Scientists reveal cosmic roadmap to galactic magnetic field

Recent independent measurements have validated one of the IBEX mission’s signature findings — a “ribbon” of energy and particles at the end of our solar system that appears to be a directional “roadmap in the sky” of the local interstellar magnetic field.
By | Published: February 14, 2014 | Last updated on May 18, 2023
IBEX maps
Cosmic ray intensities (left) compared with predictions (right) from IBEX. The similarity between these observations and predictions — as evidenced by the similar color regions — supports the local galactic magnetic field direction determined from IBEX observations made from particles at vastly lower energies than the cosmic ray observations shown here. The blue area represents regions of lower fluxes of cosmic rays. The gray and white lines separate regions of different energies — lower energies above the lines, high energies below.
Courtesy of Nathan Schwadron, UNH-EOS
Scientists on NASA’s Interstellar Boundary Explorer (IBEX) mission, including a team leader from the University of New Hampshire (UNH), report that recent independent measurements have validated one of the mission’s signature findings — a mysterious “ribbon” of energy and particles at the edge of our solar system that appears to be a directional “roadmap in the sky” of the local interstellar magnetic field.

Unknown until now, the direction of the galactic magnetic field may be a missing key to understanding how the heliosphere — the gigantic bubble that surrounds our solar system — is shaped by the interstellar magnetic field and how it thereby helps shield us from dangerous incoming galactic cosmic rays.

“Using measurements of ultra-high-energy cosmic rays on a global scale, we now have a completely different means of verifying that the field directions we derived from IBEX are consistent,” said Nathan Schwadron from the IBEX Science Operations Center at the UNH Institute for the Study of Earth, Oceans, and Space.

Establishing a consistent local interstellar magnetic field direction using IBEX low-energy neutral atoms and galactic cosmic rays at energy levels 10 orders of magnitude higher has wide-ranging implications for the structure of our heliosphere and is an important measurement to be making in tandem with the Voyager 1 spacecraft, which is in the process of passing beyond our heliosphere.

“The cosmic-ray data we used represent some of the highest-energy radiation we can observe and are at the opposite end of the energy range compared to IBEX’s measurements,” said Schwadron. “That it’s revealing a consistent picture of our neighborhood in the galaxy with what IBEX has revealed gives us vastly more confidence that what we’re learning is correct.”

How magnetic fields of galaxies order and direct galactic cosmic rays is a crucial component to understanding the environment of our galaxy, which in turn influences the environment of our entire solar system and our own environment here on Earth, including how that played into the evolution of life on our planet.

“We are discovering how the interstellar magnetic field shapes, deforms, and transforms our entire heliosphere,” said David McComas from the Southwest Research Institute in San Antonio, Texas.

To date, the only other direct information gathered from the heart of this complex boundary region is from NASA’s Voyager satellites.
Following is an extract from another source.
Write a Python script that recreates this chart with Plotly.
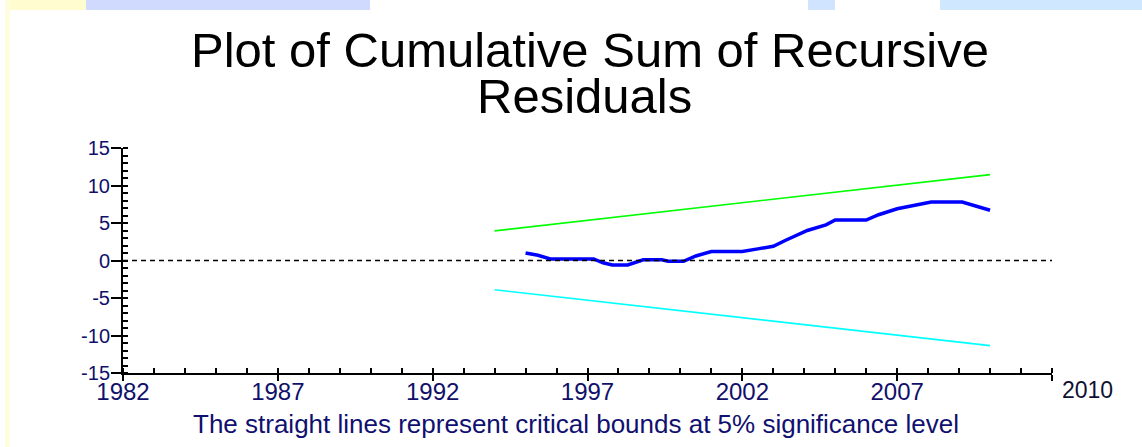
import plotly.graph_objects as go

# ---- data ----
cusum_years = [1995.0, 1995.4, 1995.8, 1997.2, 1997.5, 1997.8, 1998.3, 1998.8, 1999.4,
               1999.6, 2000.1, 2000.5, 2001.0, 2002.0, 2002.5, 2003.0, 2003.4, 2004.1,
               2004.7, 2005.0, 2006.0, 2006.4, 2007.0, 2007.5, 2008.1, 2009.1, 2009.5, 2010.0]
cusum_values = [1.0, 0.7, 0.2, 0.2, -0.3, -0.6, -0.6, 0.1, 0.1,
                -0.1, -0.1, 0.6, 1.2, 1.2, 1.55, 1.9, 2.7, 4.0,
                4.75, 5.4, 5.4, 6.1, 6.9, 7.3, 7.8, 7.8, 7.3, 6.7]
bound_years = [1994, 2010]
upper_bound = [3.95, 11.45]
lower_bound = [-3.9, -11.35]

x_tickvals = [1982, 1987, 1992, 1997, 2002, 2007, 2012]
x_ticktext = ["1982", "1987", "1992", "1997", "2002", "2007", ""]
y_tickvals = [-15, -10, -5, 0, 5, 10, 15]
y_ticktext = ["-15", "-10", "-5", "0", "5", "10", "15"]
end_label = "2010"

title_line1 = "Plot of Cumulative Sum of Recursive"
title_line2 = "Residuals"
footnote = "The straight lines represent critical bounds at 5% significance level"

FONT = "Liberation Sans, Arial, sans-serif"
LABEL_COLOR = "#10106a"

# plot area in pixels (for decoration conversion)
L, R, T, B = 123, 1052, 148, 373
W, H = 1142, 447


def px(xp):
    return (xp - L) / (R - L)


def py(yp):
    return (B - yp) / (B - T)


fig = go.Figure()

fig.add_trace(go.Scatter(x=bound_years, y=lower_bound, mode="lines",
                         line=dict(color="#00FFFF", width=1.6), hoverinfo="skip"))
fig.add_trace(go.Scatter(x=bound_years, y=upper_bound, mode="lines",
                         line=dict(color="#00FF00", width=1.6), hoverinfo="skip",
                         xaxis="x2", yaxis="y2"))
fig.add_trace(go.Scatter(x=cusum_years, y=cusum_values, mode="lines",
                         line=dict(color="#0000FF", width=3.5), hoverinfo="skip"))

axis_common = dict(showgrid=False, zeroline=False, showline=True,
                   linecolor="black", linewidth=2, tickcolor="black", tickwidth=2)

fig.update_layout(
    width=W, height=H,
    margin=dict(l=L, r=W - R, t=T, b=H - B),
    paper_bgcolor="white", plot_bgcolor="white",
    showlegend=False,
    font=dict(family=FONT, color="black"),
    xaxis=dict(range=[1982, 2012], tickmode="array", tickvals=x_tickvals, ticktext=x_ticktext,
               ticks="outside", ticklen=6, ticklabelstandoff=-10,
               tickfont=dict(family=FONT, size=24, color=LABEL_COLOR),
               minor=dict(dtick=1, tick0=1982, ticks="inside", ticklen=5, tickwidth=1.5,
                          tickcolor="black", showgrid=False),
               **axis_common),
    yaxis=dict(range=[-15, 15], tickmode="array", tickvals=y_tickvals, ticktext=y_ticktext,
               ticks="outside", ticklen=10, ticklabelstandoff=-3,
               tickfont=dict(family=FONT, size=20, color=LABEL_COLOR),
               minor=dict(dtick=1, tick0=-15, ticks="inside", ticklen=5, tickwidth=1.5,
                          tickcolor="black", showgrid=False),
               **axis_common),
    xaxis2=dict(range=[1982, 2012], overlaying="x", anchor="y2", side="bottom",
                tickmode="array", tickvals=x_tickvals, ticks="inside", ticklen=5,
                tickwidth=2, tickcolor="black", showticklabels=False,
                showgrid=False, zeroline=False, showline=False),
    yaxis2=dict(range=[-15, 15], overlaying="y", anchor="x2", side="left",
                tickmode="array", tickvals=y_tickvals, ticks="inside", ticklen=5,
                tickwidth=2, tickcolor="black", showticklabels=False,
                showgrid=False, zeroline=False, showline=False),
)

# dashed zero reference line
fig.add_shape(type="line", xref="paper", yref="y", x0=0, x1=1, y0=0, y1=0,
              line=dict(color="black", width=1.5, dash="5px,4px"))

# slide background decorations
deco = [
    (5, 118, 0, 10, "#FFFDD0"),
    (86, 370, 0, 10, "#D0DAFF"),
    (808, 835, 0, 10, "#D0E4FF"),
    (940, 1142, 0, 10, "#D0E8FF"),
    (5, 10, 0, 447, "#FFFDE0"),
]
for x0, x1, y0, y1, c in deco:
    fig.add_shape(type="rect", xref="paper", yref="paper",
                  x0=px(x0), x1=px(x1), y0=py(y1), y1=py(y0),
                  fillcolor=c, line=dict(width=0), layer="below")

# titles and labels
fig.add_annotation(text=title_line1, xref="paper", yref="paper", x=px(590), y=py(50),
                   xanchor="center", yanchor="middle", showarrow=False, height=44,
                   font=dict(family=FONT, size=49, color="black"))
fig.add_annotation(text=title_line2, xref="paper", yref="paper", x=px(584), y=py(96),
                   xanchor="center", yanchor="middle", showarrow=False, height=44,
                   font=dict(family=FONT, size=49, color="black"))
fig.add_annotation(text=footnote, xref="paper", yref="paper", x=px(576), y=py(424),
                   xanchor="center", yanchor="middle", showarrow=False,
                   font=dict(family=FONT, size=26, color="#101070"))
fig.add_annotation(text=end_label, xref="x", yref="paper", x=2012, y=0,
                   xanchor="left", yanchor="top", xshift=8, yshift=-2, showarrow=False,
                   font=dict(family=FONT, size=23, color="#101030"))

fig.write_html("out.html",
               config={"displayModeBar": False},
               post_script="document.body.style.margin='0';"
                           "document.body.style.overflow='hidden';")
Voyager 1 entered the heliospheric boundary region in 2004, passing beyond what’s known as the termination shock where the solar wind abruptly slows. Voyager 1 is believed to have crossed into interstellar space in 2012.

Interestingly, when scientists compared the IBEX and cosmic-ray data with Voyager 1’s measurements, the Voyager 1 data provide a different direction for the magnetic fields just outside our heliosphere.

That’s a puzzle, but it doesn’t necessarily mean one set of data is wrong and one is right. Voyager 1 is taking measurements directly, gathering data at a specific time and place, while IBEX gathers information averaged over great distances — so there is room for discrepancy. Indeed, the very discrepancy can be used as a clue — understand why there’s a difference between the two measurements and gain new insight.

“It’s a fascinating time,” said Schwadron. “Fifty years ago, we were making the first measurements of the solar wind and understanding the nature of what was just beyond near-Earth space. Now, a whole new realm of science is opening up as we try to understand the physics all the way outside the heliosphere.”